I am new in the NLP domain, but my current research needs some text parsing (or called keyword extraction) from URL addresses, e.g. a fake URL,
http://ads.goole.com/appid/heads
Two constraints are put on my parsing,
The first "ads" and last "heads" should be distinct because "ads" in the "heads" means more suffix rather than an advertisement.
The "appid" can be parsed into two parts; that is 'app' and 'id', both taking semantic meanings on the Internet.
I have tried the Stanford NLP toolkit and Google search engine. The former tries to classify each word in a grammar meaning which is under my expectation. The Google engine shows more smartness about "appid" which gives me suggestions about "app id".

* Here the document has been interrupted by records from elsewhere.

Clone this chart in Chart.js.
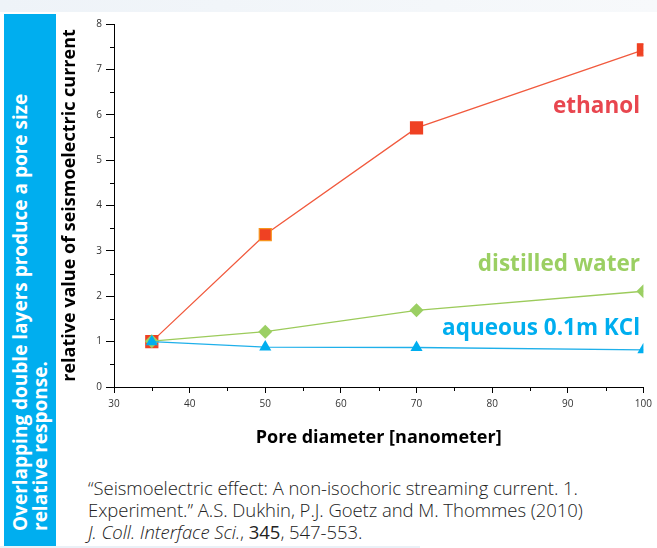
<!DOCTYPE html>
<html>
<head>
<meta charset="utf-8">
<script src="https://cdn.jsdelivr.net/npm/chart.js@4"></script>
<style>
  html, body { margin: 0; padding: 0; background: #fff; }
  #page { position: relative; width: 657px; height: 548px; overflow: hidden; background: #fff; font-family: "Open Sans", sans-serif; }
  #topstrip { position: absolute; left: 0; top: 0; width: 657px; height: 12px; background: linear-gradient(90deg, #eef3f8, #f7f9fb); }
  #bottomline { position: absolute; left: 0; top: 546px; width: 420px; height: 2px; background: #eaf1f7; }
  #banner { position: absolute; left: 4px; top: 14px; width: 52px; height: 534px; background: #00aeef; }
  #banner .txt { position: absolute; left: 0; top: 0; width: 480px; transform-origin: 0 0; transform: translate(7px, 517px) rotate(-90deg);
    color: #fff; font-family: "Open Sans", sans-serif; font-weight: 700; font-size: 19px; line-height: 19.5px; white-space: nowrap; }
  #chartbox { position: absolute; left: 0; top: 0; width: 657px; height: 460px; }
  .lbl { position: absolute; font-family: "Open Sans", sans-serif; font-weight: 700; font-size: 22.5px; white-space: nowrap; text-align: right; }
  #cite { position: absolute; left: 88px; top: 477px; font-family: "Open Sans", sans-serif; font-weight: 300; font-size: 18.5px; line-height: 22px; color: #222; white-space: nowrap; letter-spacing: -0.05px; }
</style>
</head>
<body>
<div id="page">
  <div id="topstrip"></div>
  <div id="banner"><div class="txt">Overlapping double layers produce a pore size<br>relative response.</div></div>
  <div id="chartbox"><canvas id="chart" width="657" height="460"></canvas></div>
  <div class="lbl" id="lbl-ethanol" style="right:17px; top:89px; color:#e8464f;">ethanol</div>
  <div class="lbl" id="lbl-water" style="right:17px; top:247px; color:#9bcf63;">distilled water</div>
  <div class="lbl" id="lbl-kcl" style="right:17px; top:311px; color:#00aeef;">aqueous 0.1m KCl</div>
  <div id="cite">“Seismoelectric effect: A non-isochoric streaming current. 1.<br>Experiment.” A.S. Dukhin, P.J. Goetz and M. Thommes (2010)<br><i>J. Coll. Interface Sci.</i>, <b>345</b>, 547-553.</div>
  <div id="bottomline"></div>
</div>
<script>
  // pore diameters (nm) and relative responses
  const poreDiameter = [35, 50, 70, 100];
  const ethanolValues = [1.0, 3.36, 5.71, 7.43];
  const waterValues = [1.01, 1.22, 1.69, 2.11];
  const kclValues = [1.0, 0.88, 0.87, 0.82];

  const xTicks = [30, 40, 50, 60, 70, 80, 90, 100];
  const yTicks = [0, 1, 2, 3, 4, 5, 6, 7, 8];
  const xMinor = [35, 45, 55, 65, 75, 85, 95];
  const yMinor = [0.5, 1.5, 2.5, 3.5, 4.5, 5.5, 6.5, 7.5];

  function toPoints(values) {
    return poreDiameter.map(function(x, i) { return { x: x, y: values[i] }; });
  }

  // short minor ticks, placed through the scales
  const minorTicks = {
    id: "minorTicks",
    afterDraw: function(chart) {
      const ctx = chart.ctx;
      const xs = chart.scales.x, ys = chart.scales.y;
      ctx.save();
      ctx.strokeStyle = "#000";
      ctx.lineWidth = 1;
      ctx.beginPath();
      yMinor.forEach(function(v) {
        const py = Math.round(ys.getPixelForValue(v)) + 0.5;
        ctx.moveTo(ys.right - 4, py);
        ctx.lineTo(ys.right, py);
      });
      xMinor.forEach(function(v) {
        const px = Math.round(xs.getPixelForValue(v)) + 0.5;
        ctx.moveTo(px, xs.top);
        ctx.lineTo(px, xs.top + 4);
      });
      ctx.stroke();
      ctx.restore();
    }
  };

  new Chart(document.getElementById("chart"), {
    type: "scatter",
    data: {
      datasets: [
        {
          label: "aqueous 0.1m KCl",
          data: toPoints(kclValues),
          showLine: true,
          borderColor: "#1fb0ea",
          backgroundColor: "#00aeef",
          borderWidth: 1.3,
          pointStyle: "triangle",
          pointRadius: 7,
          pointBorderWidth: 0,
          pointBackgroundColor: "#00aeef"
        },
        {
          label: "distilled water",
          data: toPoints(waterValues),
          showLine: true,
          borderColor: "#9ccb5b",
          backgroundColor: "#9bcf63",
          borderWidth: 1.3,
          pointStyle: "rectRot",
          pointRadius: 7,
          pointBorderWidth: 0,
          pointBackgroundColor: "#9bcf63"
        },
        {
          label: "ethanol",
          data: toPoints(ethanolValues),
          showLine: true,
          borderColor: "#f15a3e",
          backgroundColor: "#ef4123",
          borderWidth: 1.3,
          pointStyle: "rect",
          pointRadius: 8.5,
          pointBorderWidth: 1.2,
          pointBorderColor: ["#ef4123", "#f7941d", "#ef4123", "#ef4123"],
          pointBackgroundColor: "#ef4123"
        }
      ]
    },
    options: {
      responsive: false,
      animation: false,
      layout: { padding: { left: 59, right: 12, top: 24, bottom: 11 } },
      plugins: {
        legend: { display: false },
        tooltip: { enabled: false }
      },
      scales: {
        x: {
          type: "linear",
          min: 30, max: 100,
          afterBuildTicks: function(scale) { scale.ticks = xTicks.map(function(v) { return { value: v }; }); },
          afterFit: function(scale) { scale.height = 62; },
          border: { display: true, color: "#000", width: 1 },
          grid: { drawOnChartArea: false, drawTicks: true, tickLength: 6, color: "#000" },
          ticks: { color: "#333", font: { family: "Open Sans", size: 10 }, padding: 5, maxRotation: 0 },
          title: { display: true, text: "Pore diameter [nanometer]", color: "#000", padding: 0,
                   font: { family: "Open Sans", size: 18, weight: "bold", lineHeight: 1.2 } }
        },
        y: {
          type: "linear",
          min: 0, max: 8,
          afterBuildTicks: function(scale) { scale.ticks = yTicks.map(function(v) { return { value: v }; }); },
          afterFit: function(scale) { scale.width = 55; },
          border: { display: true, color: "#000", width: 1 },
          grid: { drawOnChartArea: false, drawTicks: true, tickLength: 8, color: "#000" },
          ticks: { color: "#333", font: { family: "Open Sans", size: 10 }, padding: 4 },
          title: { display: true, text: "relative value of seismoelectric current", color: "#000", padding: 0,
                   font: { family: "Open Sans", size: 18, weight: "bold", lineHeight: 1.2 } }
        }
      }
    },
    plugins: [minorTicks]
  });
</script>
</body>
</html>
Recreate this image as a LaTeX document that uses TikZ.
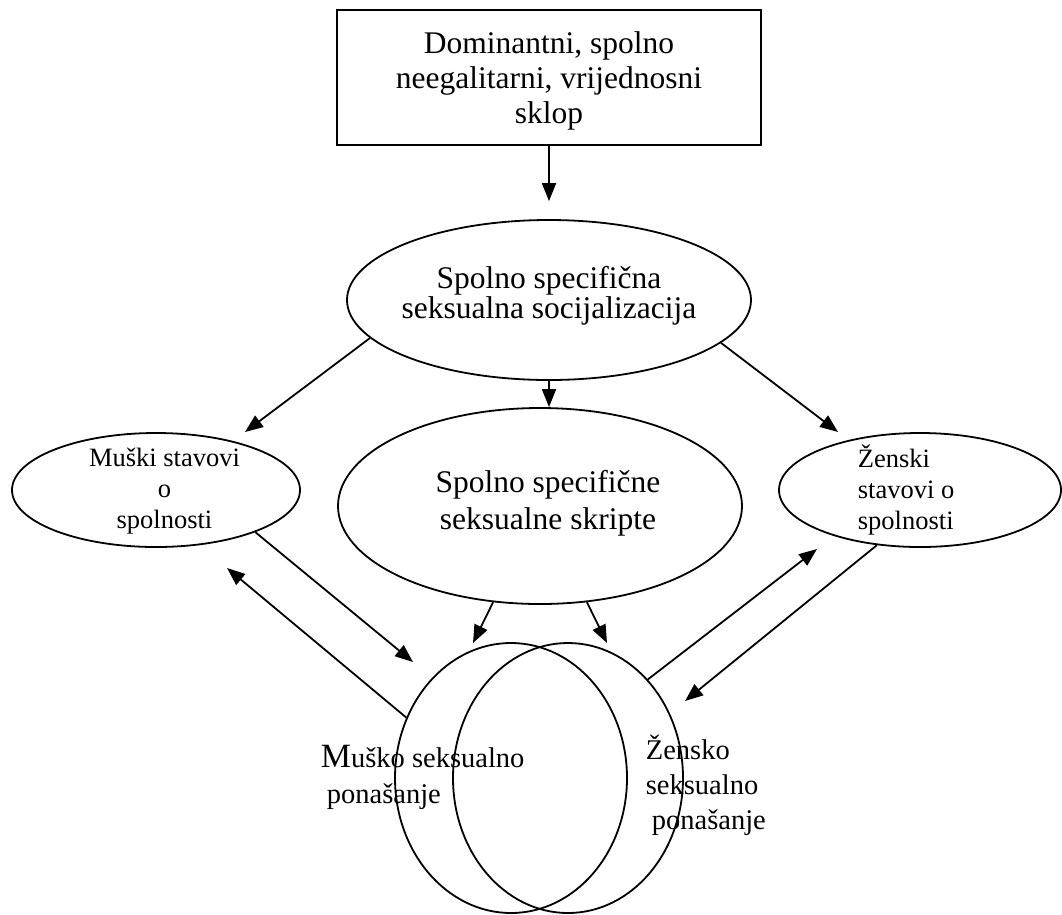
\documentclass[tikz,border=0pt]{standalone}
\usepackage{fontspec}
\setmainfont{Liberation Serif}
\usetikzlibrary{shapes.geometric,arrows.meta}

\begin{document}
\begin{tikzpicture}[x=1pt, y=-1pt, line width=1.8pt,
  >={Triangle[length=18pt,width=14pt]},
  oval/.style={draw, ellipse, inner sep=0pt},
  big/.style={font=\fontsize{31.5}{35}\selectfont, align=center, inner sep=0pt},
  small/.style={font=\fontsize{26.5}{31}\selectfont, inner sep=0pt},
  behav/.style={font=\fontsize{28.5}{36}\selectfont, align=left, inner sep=0pt, anchor=west}]
    \useasboundingbox (0,0) rectangle (1062,914);

    % Value system
    \path (549,77.5) coordinate [draw, rectangle, minimum width=424pt, minimum height=135pt] (vs)
          node (vsT) [big] at (549,81) {Dominantni, spolno\\neegalitarni, vrijednosni\\sklop};

    % Socialisation
    \path (549,300) coordinate [oval, minimum width=404pt, minimum height=160pt] (soc)
          node (socT) [big, font=\fontsize{31.5}{30}\selectfont] at (549,296) {Spolno specifična\\seksualna socijalizacija};

    % Scripts
    \path (540,506) coordinate [oval, minimum width=404pt, minimum height=196pt] (skr)
          node (skrT) [big, font=\fontsize{31.5}{37}\selectfont] at (548,503) {Spolno specifične\\seksualne skripte};

    % Attitudes
    \path (156,490) coordinate [oval, minimum width=288pt, minimum height=114pt] (mus)
          node (musT) [small, align=center] at (164.5,491) {Muški stavovi\\o\\spolnosti};
    \path (920,490) coordinate [oval, minimum width=282pt, minimum height=114pt] (zen)
          node (zenT) [small, align=left, anchor=west] at (857,490) {Ženski\\stavovi o\\spolnosti};

    % Behaviour
    \path (511,778) coordinate [oval, minimum width=232pt, minimum height=270pt] (muP);
    \path (568,778) coordinate [oval, minimum width=230pt, minimum height=270pt] (zeP);
    \node (muPT) [behav] at (320,777) {{\fontsize{34}{37}\selectfont M}uško seksualno\\\hspace*{6pt}ponašanje};
    \node (zePT) [behav, font=\fontsize{28.5}{35}\selectfont] at (645,785) {Žensko\\seksualno\\\hspace*{6pt}ponašanje};

    % Free arrow ends
    \coordinate (tL) at (245,432);
    \coordinate (tR) at (838,432);
    \coordinate (tM1) at (473,643);
    \coordinate (tM2) at (607,643);
    \coordinate (tA) at (413,662);
    \coordinate (tB) at (227,568);
    \coordinate (tC) at (817,549);
    \coordinate (tD) at (685,701);

    % Connections
    \draw [->] (vs.south) -- ([yshift=18pt]soc.north);
    \draw [->] (soc.192) -- (tL);
    \draw [->] (soc.south) -- (soc.south |- skr.north);
    \draw [->] (soc.346) -- (tR);
    \draw [->] (skr.244) -- (tM1);
    \draw [->] (skr.296) -- (tM2);
    \draw [->] (mus.337) -- (tA);
    \draw [->] (muP.150) -- (tB);
    \draw [->] (zeP.51) -- (tC);
    \draw [->] (zen.232) -- (tD);
\end{tikzpicture}
\end{document}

I can not look over the reference of search history in Google search so that it gives me "app id" because there are many people have searched these words. Can I get some offline line methods to perform similar parsing??
UPDATE:
Please skip the regex suggestions because there is a potentially unknown number of compositions of words like "appid" in even simple URLs.
Thanks,
Jamin
Rather than tokenization, what it sounds like you really want to do is called word segmentation. This is for example a way to make sense of asentencethathasnospaces.
I haven't gone through this entire tutorial, but this should get you started. They even give urls as a potential use case.
http://jeremykun.com/2012/01/15/word-segmentation/
The Python wordsegment module can do this. It's an Apache2 licensed module for English word segmentation, written in pure-Python, and based on a trillion-word corpus.
Based on code from the chapter “Natural Language Corpus Data” by Peter Norvig from the book “Beautiful Data” (Segaran and Hammerbacher, 2009).
Data files are derived from the Google Web Trillion Word Corpus, as described by Thorsten Brants and Alex Franz, and distributed by the Linguistic Data Consortium. This module contains only a subset of that data. The unigram data includes only the most common 333,000 words. Similarly, bigram data includes only the most common 250,000 phrases. Every word and phrase is lowercased with punctuation removed.
Installation is easy with pip
:
$ pip install wordsegment
Simply call segment
to get a list of words:
>>> import wordsegment as ws
>>> ws.segment('http://ads.goole.com/appid/heads')
['http', 'ads', 'goole', 'com', 'appid', 'heads']
As you noticed, the old corpus doesn't rank "app id" very high. That's ok. We can easily teach it. Simply add it to the bigram_counts
dictionary.
>>> ws.bigram_counts['app id'] = 10.2e6
>>> ws.segment('http://ads.goole.com/appid/heads')
['http', 'ads', 'goole', 'com', 'app', 'id', 'heads']
I chose the value 10.2e6
by doing a Google search for "app id" and noting the number of results.